For those of you in the thick of it and need strategies to start NOW, read on!
Start With Yourself
First of all, your ability to deal with your child’s difficult tantrums and outbursts is 100% dependent on your ability to stay calm while you parent.
None of us are perfect. All of us are going to mess up from time to time. That’s okay.
But if you are in the habit of letting your anger and frustration show to your child, it should be no surprise an emotionally dysregulated child is not able to “just shape up” when you aren’t even able to shape up your attitude.
The first thing you should do is work on staying calm, even when it’s extremely difficult to do so.
Identify Possible Triggers & Be Proactive
An acronym the No-Drama Discipline book uses is H.A.L.T.– hungry, angry, lonely, and tired.
When we are feeling any of those things, it becomes very easy to have emotional outbursts.
Help make sure your child gets regular meals and snacks. If there are situations you know of that make him or her angry, avoid them for a while while you work to get this under control. Do not isolate your child, make sure you are engaging with him/her, and provide opportunities for socialization.
You should also make sure you have a solid sleep schedule and routine, and if sleep didn’t go well or your toddler refused to nap, it might be a good idea to avoid situations where your child may have an outburst…for both of your sake’s.
Assuming all of those things are in place, let’s move on to the next strategy.
When your child is struggling, connect with them! Don’t call them out or shame them. That will backfire on you.
Comfort your child and listen as he/she explains what the trouble is. Offer them a hug and just listen, even when it’s hard and you’re trying to push down your frustration.
Being empathetic goes A LONG way with difficult kids.
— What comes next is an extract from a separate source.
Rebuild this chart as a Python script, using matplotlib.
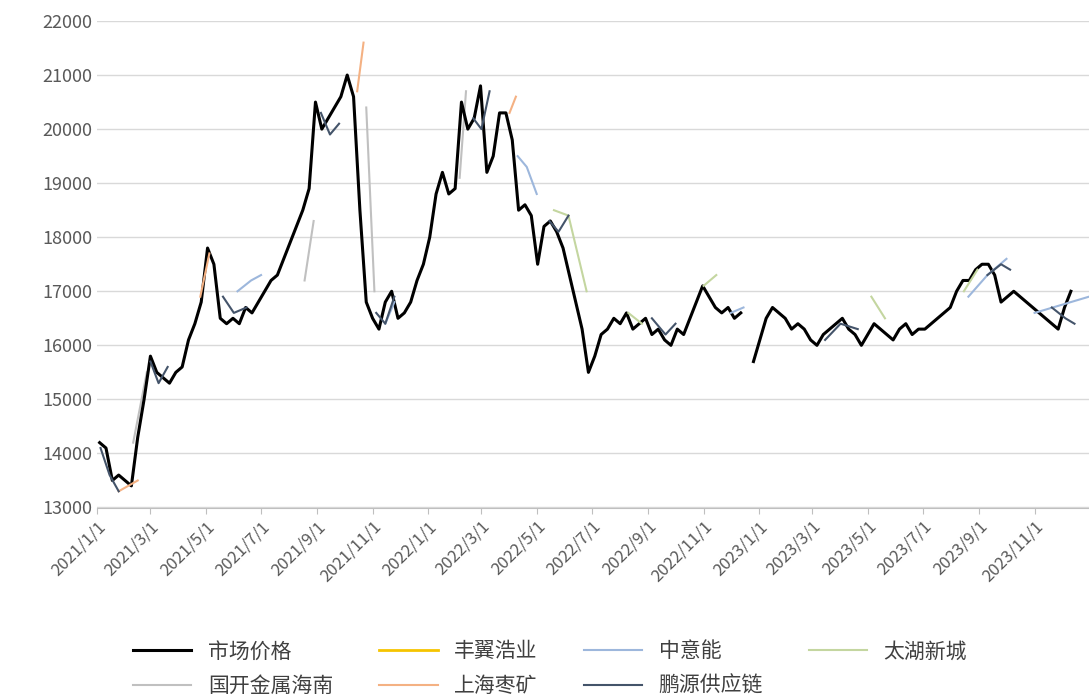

While it may be really hard for us to truly empathize with the fact that they got the red cup and not the blue cup, listen to your child and be empathetic anyway.
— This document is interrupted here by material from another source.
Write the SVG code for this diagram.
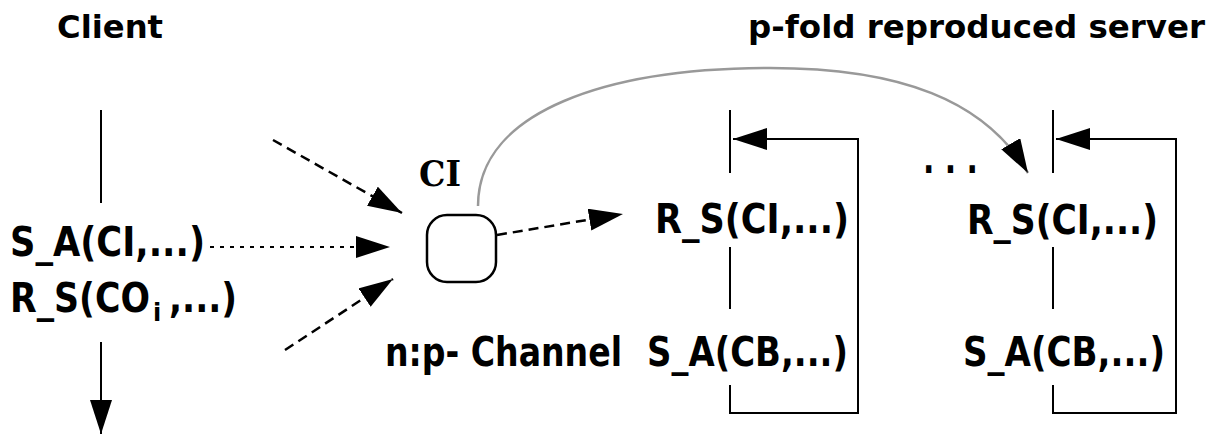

Sometimes being empathetic was enough to stop my son’s outbursts. He would cry and scream, but I would comfort and empathize. Then he would calm down, and we would move on.
No-Drama Discipline does a great job explaining the “upstairs brain” and “downstairs brain.” I won’t explain it much here, but I highly recommend you read the book. Working to engage our child’s “upstairs brain” with specific conversational strategies will help our children come to a more rational place.
Responding to misbehavior with immediate consequences or threats keeps them in their “downstairs brain” which prolongs tantrums and outbursts.
Make Loving Physical Contact
When connecting with your child, hug them, gently rub their back, or stroke their hair. This will reassure your child and help them let their guard down to let you in. This may seem like an obvious strategy to some, but in the moment it isn’t most people’s first instinct.
Sometimes, kids are just so angry they don’t want to be touched. Be respectful of that, but make sure you try before you assume they don’t want a hug right now. And then make sure you go back and offer physical reassurance at some point when you think they’re ready.
There were times I thought a hug would just make my son madder, but then I was surprised to find him melt into my arms and start to calm down.
You Can Have Peace Again
I hope my story has given you some hope. I gave you some strategies to get started, but you seriously need to check out the books No-Drama Discipline and How to Talk so Little Kids Will Listen. Their strategies are amazing!
We are in such a better place now, and my son is a much happier child. His personality didn’t change, so he still has big feelings sometimes, but we are much better equipped to handle these feelings now.